- Request
Copy, exactly and only, the lines from the one with "Generate a Python" up to and including the one with "ax = fig.add_axes([100", leaving pictures out.
══════════
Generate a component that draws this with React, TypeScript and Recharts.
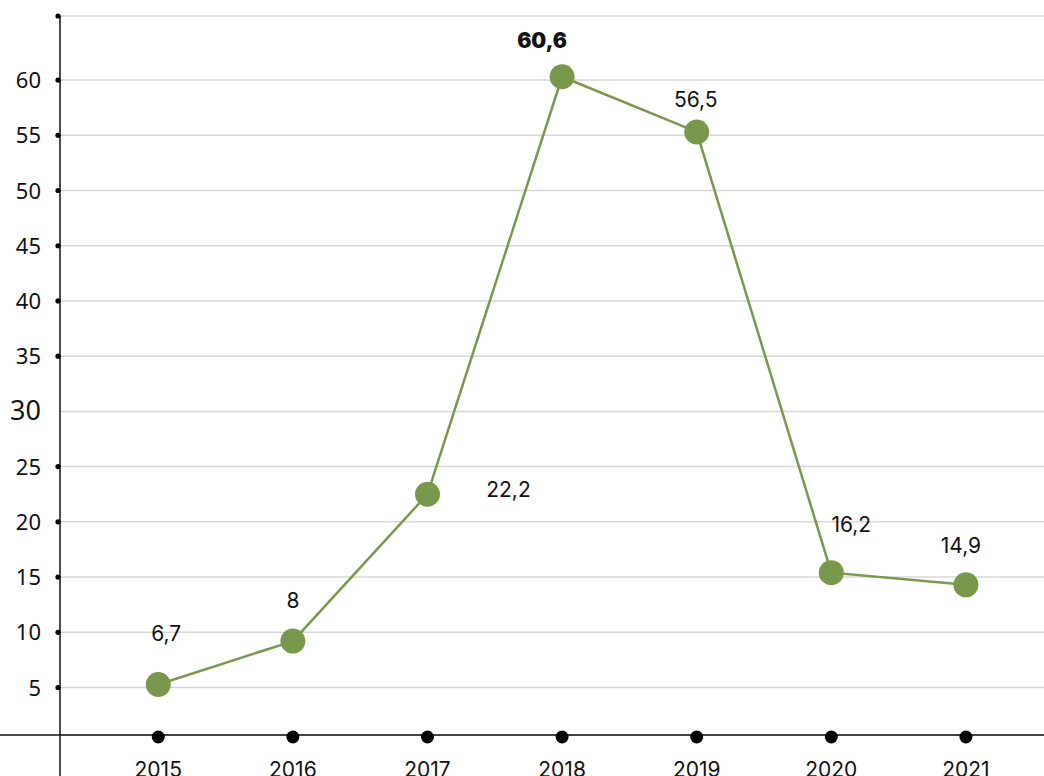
import {
  LineChart,
  Line,
  XAxis,
  YAxis,
  CartesianGrid,
  ReferenceLine,
  LabelList,
} from "recharts";

const YEARS = [2015, 2016, 2017, 2018, 2019, 2020, 2021];
// plotted positions
const VALUES = [5.27, 9.2, 22.5, 60.3, 55.3, 15.4, 14.3];
// printed labels (they do not quite match the dots in the original)
const LABELS = ["6,7", "8", "22,2", "60,6", "56,5", "16,2", "14,9"];
const Y_TICKS = [5, 10, 15, 20, 25, 30, 35, 40, 45, 50, 55, 60, 65.8];

const GREEN = "#78984b";
const LABEL_FONT = "Inter, 'Noto Sans', sans-serif";

// label placement around each dot: [dx, dy]
const LABEL_OFFSETS: [number, number][] = [
  [8, -52],
  [0, -41],
  [81, -5],
  [-20, -37],
  [-1, -33],
  [20, -49],
  [-5, -40],
];

const data = YEARS.map((year, i) => ({ year, value: VALUES[i], label: LABELS[i] }));

function YTick(props: any) {
  const { x, y, payload } = props;
  const v = payload.value;
  const top = v > 65;
  const big = v === 30;
  return (
    <g>
      {!big && <circle cx={x} cy={y} r={2.6} fill="#000" />}
      {!top && (
        <text
          x={x - 17}
          y={y}
          dy={big ? 9 : 8}
          textAnchor="end"
          fontFamily="'Noto Sans', sans-serif"
          fontSize={big ? 27 : 22}
          fill="#111"
        >
          {v}
        </text>
      )}
    </g>
  );
}

function XTick(props: any) {
  const { x, y, payload } = props;
  return (
    <g>
      <circle cx={x} cy={y} r={6.5} fill="#000" />
      <text
        x={x}
        y={y + 40}
        textAnchor="middle"
        fontFamily={LABEL_FONT}
        fontSize={21}
        fill="#111"
      >
        {payload.value}
      </text>
    </g>
  );
}

function PointLabel(props: any) {
  const { x, y, index, value } = props;
  const [dx, dy] = LABEL_OFFSETS[index] || [0, -40];
  const bold = index === 3;
  return (
    <text
      x={x + dx}
      y={y + dy + 8}
      textAnchor="middle"
      fontFamily={LABEL_FONT}
      fontSize={21}
      fontWeight={bold ? 900 : 400}
      fill="#111"
    >
      {value}
    </text>
  );
}

export default function App() {
  return (
    <div style={{ position: "absolute", left: 0, top: 0, width: 1044, height: 776, background: "#fff" }}>
      <LineChart
        width={1044}
        height={776}
        data={data}
        margin={{ top: 16, right: 0, bottom: 0, left: 0 }}
      >
        <CartesianGrid horizontal vertical={false} stroke="#d6d6d6" strokeWidth={1.5} />
        <XAxis
          type="number"
          dataKey="year"
          domain={[2014.27, 2021.58]}
          ticks={YEARS}
          allowDataOverflow
          axisLine={false}
          tickLine={false}
          tickSize={0}
          height={41}
          tick={<XTick />}
          interval={0}
        />
        <YAxis
          type="number"
          domain={[0.7, 65.8]}
          ticks={Y_TICKS}
          allowDataOverflow
          axisLine={false}
          tickLine={false}
          tickSize={0}
          width={60}
          tick={<YTick />}
          interval={0}
        />
        <ReferenceLine
          segment={[
            { x: 2013.8, y: 0.7 },
            { x: 2021.58, y: 0.7 },
          ]}
          stroke="#111"
          strokeWidth={1.5}
          ifOverflow="visible"
        />
        <ReferenceLine
          segment={[
            { x: 2014.27, y: -3.1 },
            { x: 2014.27, y: 65.8 },
          ]}
          stroke="#111"
          strokeWidth={1.5}
          ifOverflow="visible"
        />
        <Line
          type="linear"
          dataKey="value"
          stroke={GREEN}
          strokeWidth={2.5}
          dot={{ r: 12.5, fill: GREEN, stroke: "none" }}
          activeDot={false}
          isAnimationActive={false}
        >
          <LabelList dataKey="label" content={<PointLabel />} />
        </Line>
      </LineChart>
    </div>
  );
}
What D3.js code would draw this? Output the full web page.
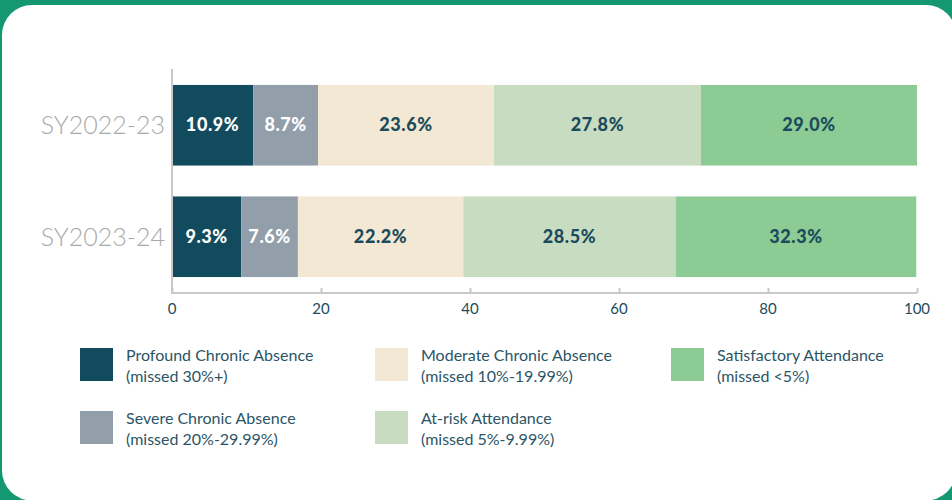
<!DOCTYPE html>
<html>
<head>
<meta charset="utf-8">
<script src="https://cdn.jsdelivr.net/npm/d3@7"></script>
<style>
  html, body { margin: 0; padding: 0; background: #139872; }
  svg { display: block; }
</style>
</head>
<body>
<svg id="chart" width="952" height="500"></svg>
<script>
var years = ['SY2022-23', 'SY2023-24'];
var categories = ['Profound', 'Severe', 'Moderate', 'At-risk', 'Satisfactory'];
var profound = [10.9, 9.3];
var severe = [8.7, 7.6];
var moderate = [23.6, 22.2];
var atRisk = [27.8, 28.5];
var satisfactory = [29.0, 32.3];
var xTicks = [0, 20, 40, 60, 80, 100];
var legendTitles = ['Profound Chronic Absence', 'Severe Chronic Absence', 'Moderate Chronic Absence',
  'At-risk Attendance', 'Satisfactory Attendance'];
var legendNotes = ['(missed 30%+)', '(missed 20%-29.99%)', '(missed 10%-19.99%)',
  '(missed 5%-9.99%)', '(missed <5%)'];

var colors = ['#134b5e', '#929fab', '#f2e8d3', '#c8dcc2', '#8ccc94'];
var labelColors = ['#ffffff', '#ffffff', '#1b4b5c', '#1b4b5c', '#1b4b5c'];
var axisGrey = '#c9c9c9';

var svg = d3.select('#chart');

// white card
svg.append('rect')
  .attr('x', 2).attr('y', 5)
  .attr('width', 954).attr('height', 495.6)
  .attr('rx', 30).attr('ry', 30)
  .attr('fill', '#ffffff');

var x = d3.scaleLinear().domain([0, 100]).range([172, 917]);
var y = d3.scaleBand().domain(years).range([69, 293]).paddingInner(0.277).paddingOuter(0.143);

var rows = years.map(function (yr, i) {
  var d = { year: yr };
  d[categories[0]] = profound[i];
  d[categories[1]] = severe[i];
  d[categories[2]] = moderate[i];
  d[categories[3]] = atRisk[i];
  d[categories[4]] = satisfactory[i];
  return d;
});

var stacked = d3.stack().keys(categories)(rows);

var layer = svg.selectAll('g.layer')
  .data(stacked)
  .enter().append('g')
  .attr('class', 'layer')
  .attr('fill', function (d, i) { return colors[i]; });

layer.selectAll('rect')
  .data(function (d) { return d; })
  .enter().append('rect')
  .attr('x', function (d) { return x(d[0]); })
  .attr('y', function (d) { return y(d.data.year); })
  .attr('width', function (d) { return x(d[1]) - x(d[0]); })
  .attr('height', y.bandwidth());

stacked.forEach(function (s, i) {
  svg.append('g').selectAll('text')
    .data(s)
    .enter().append('text')
    .attr('x', function (d) { return (x(d[0]) + x(d[1])) / 2; })
    .attr('y', function (d) { return y(d.data.year) + y.bandwidth() / 2 + 6; })
    .attr('text-anchor', 'middle')
    .attr('font-family', 'Lato, sans-serif')
    .attr('font-weight', 900)
    .attr('font-size', 18)
    .attr('letter-spacing', 0.6)
    .attr('fill', labelColors[i])
    .text(function (d) { return (d[1] - d[0]).toFixed(1) + '%'; });
});

// y labels
svg.append('g').selectAll('text')
  .data(years)
  .enter().append('text')
  .attr('x', 165)
  .attr('y', function (d) { return y(d) + y.bandwidth() / 2 + 9; })
  .attr('text-anchor', 'end')
  .attr('font-family', 'Lato, sans-serif')
  .attr('font-weight', 300)
  .attr('font-size', 25)
  .attr('fill', '#a9a9a9')
  .text(function (d) { return d; });

// axes
var xAxis = svg.append('g')
  .attr('transform', 'translate(0,293)')
  .call(d3.axisTop(x).tickValues(xTicks).tickSize(5).tickFormat(''));
xAxis.select('.domain').attr('stroke', axisGrey).attr('stroke-width', 2)
  .attr('d', 'M' + x(0) + ',0H' + x(100));
xAxis.selectAll('.tick line').attr('stroke', axisGrey).attr('stroke-width', 2);

svg.append('g').selectAll('text')
  .data(xTicks)
  .enter().append('text')
  .attr('x', function (d) { return x(d); })
  .attr('y', 314)
  .attr('text-anchor', 'middle')
  .attr('font-family', 'Lato, sans-serif')
  .attr('font-size', 15)
  .attr('fill', '#1b4b5c')
  .text(function (d) { return d; });

svg.append('line')
  .attr('x1', x(0)).attr('x2', x(0))
  .attr('y1', 69).attr('y2', 294)
  .attr('stroke', axisGrey).attr('stroke-width', 2);

// legend
var legendPos = [[80, 348], [80, 411], [375, 348], [375, 411], [671, 348]];
var legend = svg.append('g').selectAll('g')
  .data(legendTitles)
  .enter().append('g')
  .attr('transform', function (d, i) { return 'translate(' + legendPos[i][0] + ',' + legendPos[i][1] + ')'; });

legend.append('rect')
  .attr('width', 33).attr('height', 33)
  .attr('fill', function (d, i) { return colors[i]; });

legend.append('text')
  .attr('x', 46).attr('y', 13)
  .attr('font-family', 'Lato, sans-serif')
  .attr('font-size', 16)
  .attr('fill', '#2b5566')
  .text(function (d) { return d; });

legend.append('text')
  .attr('x', 46).attr('y', 34)
  .attr('font-family', 'Lato, sans-serif')
  .attr('font-size', 16)
  .attr('fill', '#2b5566')
  .text(function (d, i) { return legendNotes[i]; });
</script>
</body>
</html>
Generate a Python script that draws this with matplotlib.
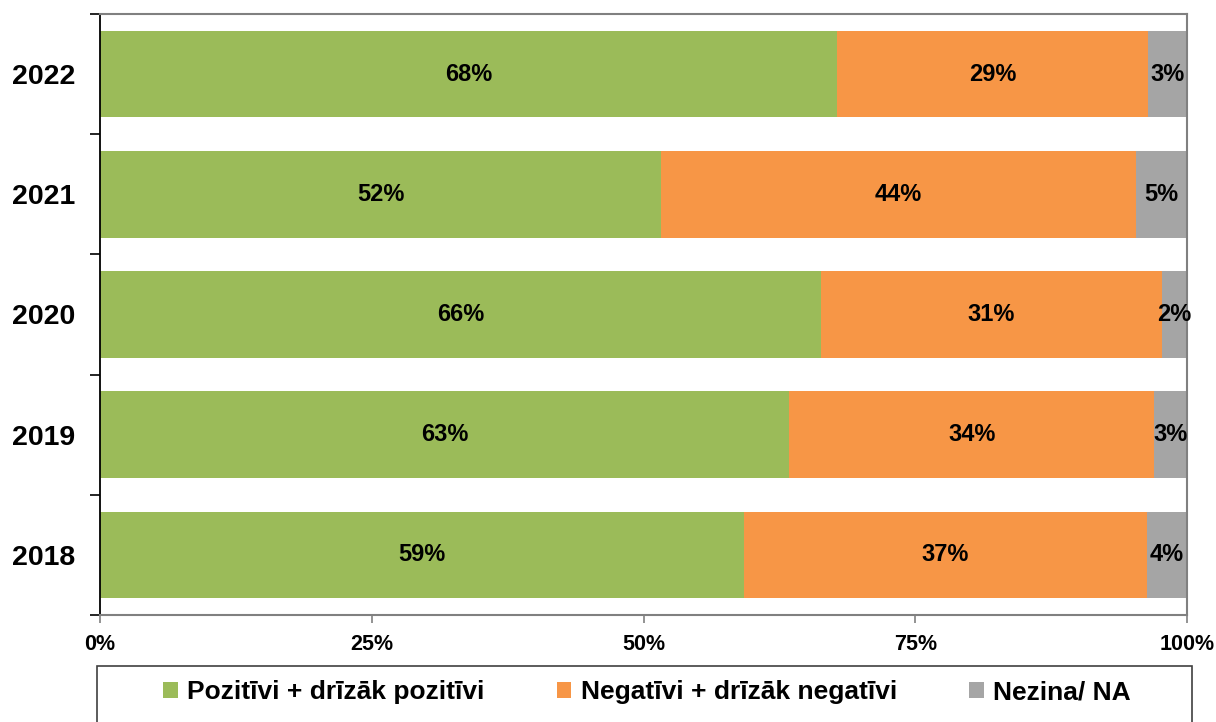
import matplotlib.pyplot as plt
from matplotlib.patches import Rectangle
from matplotlib.ticker import FuncFormatter

plt.rcParams['font.family'] = ['Liberation Sans', 'DejaVu Sans']
plt.rcParams['font.weight'] = 'bold'

years = ["2018", "2019", "2020", "2021", "2022"]
positive = [59.2, 63.4, 66.3, 51.6, 67.8]
negative = [37.1, 33.6, 31.4, 43.7, 28.6]
unknown = [3.7, 3.0, 2.3, 4.7, 3.6]
positive_lbl = ["59%", "63%", "66%", "52%", "68%"]
negative_lbl = ["37%", "34%", "31%", "44%", "29%"]
unknown_lbl = ["4%", "3%", "2%", "5%", "3%"]
series_names = ["Pozitīvi + drīzāk pozitīvi", "Negatīvi + drīzāk negatīvi", "Nezina/ NA"]
colors = ["#9BBB59", "#F79646", "#A5A5A5"]

fig = plt.figure(figsize=(12.16, 7.22), dpi=100)
ax = fig.add_axes([100 / 1216, 1 - 615 / 722, 1087 / 1216, 601 / 722])

y = list(range(len(years)))
left = [0] * len(years)
for vals, lbls, name, col in zip([positive, negative, unknown],
                                 [positive_lbl, negative_lbl, unknown_lbl],
                                 series_names, colors):
    bars = ax.barh(y, vals, left=left, height=0.72, color=col, label=name)
    ax.bar_label(bars, labels=lbls, label_type="center", fontsize=17,
                 fontweight="bold", color="black")
    left = [a + b for a, b in zip(left, vals)]

ax.set_xlim(0, 100)
ax.set_ylim(-0.5, len(years) - 0.5)
ax.set_xticks([0, 25, 50, 75, 100])
ax.xaxis.set_major_formatter(FuncFormatter(lambda v, p: f"{v:.0f}%"))
ax.set_yticks(y)
ax.set_yticklabels(years, fontsize=20.5, fontweight="bold")
ax.set_yticks([i - 0.5 for i in range(len(years) + 1)], minor=True)
ax.tick_params(axis="y", which="major", length=0, pad=18)
ax.tick_params(axis="y", which="minor", length=7, color="black", width=1.2)
ax.tick_params(axis="x", length=6, color="#808080", width=1.2, labelsize=15.5, pad=8)
for lbl in ax.get_xticklabels():
    lbl.set_fontweight("bold")

ax.spines["left"].set_color("black")
ax.spines["left"].set_linewidth(1.3)
for s in ["top", "right", "bottom"]:
    ax.spines[s].set_color("#808080")
    ax.spines[s].set_linewidth(1.5)

# legend box (bottom edge runs past the figure)
fig.patches.append(Rectangle((97 / 1216, -0.05), 1095 / 1216, 0.05 + 1 - 666 / 722,
                             transform=fig.transFigure, fill=False,
                             edgecolor="#404040", linewidth=1.2))
handles, labels = ax.get_legend_handles_labels()
fig.legend(handles, labels, loc="center", bbox_to_anchor=(0.532, 1 - 692 / 722),
           ncol=3, frameon=False, handlelength=0.55, handleheight=0.55,
           handletextpad=0.35, columnspacing=2.75,
           prop={"weight": "bold", "size": 19})

fig.savefig("out.png", dpi=100)
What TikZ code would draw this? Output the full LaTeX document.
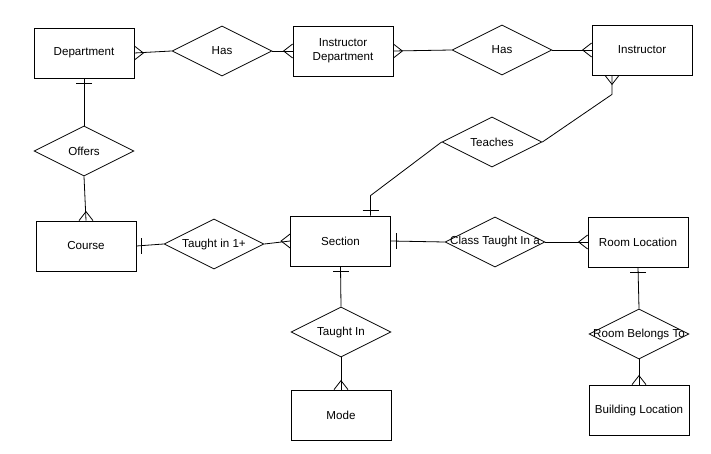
══════════
- Result of the task
Generate a Python script that draws this with matplotlib.
import matplotlib.pyplot as plt
from matplotlib.patches import Rectangle
from matplotlib.ticker import FuncFormatter

plt.rcParams['font.family'] = ['Liberation Sans', 'DejaVu Sans']
plt.rcParams['font.weight'] = 'bold'

years = ["2018", "2019", "2020", "2021", "2022"]
positive = [59.2, 63.4, 66.3, 51.6, 67.8]
negative = [37.1, 33.6, 31.4, 43.7, 28.6]
unknown = [3.7, 3.0, 2.3, 4.7, 3.6]
positive_lbl = ["59%", "63%", "66%", "52%", "68%"]
negative_lbl = ["37%", "34%", "31%", "44%", "29%"]
unknown_lbl = ["4%", "3%", "2%", "5%", "3%"]
series_names = ["Pozitīvi + drīzāk pozitīvi", "Negatīvi + drīzāk negatīvi", "Nezina/ NA"]
colors = ["#9BBB59", "#F79646", "#A5A5A5"]

fig = plt.figure(figsize=(12.16, 7.22), dpi=100)
ax = fig.add_axes([100 / 1216, 1 - 615 / 722, 1087 / 1216, 601 / 722])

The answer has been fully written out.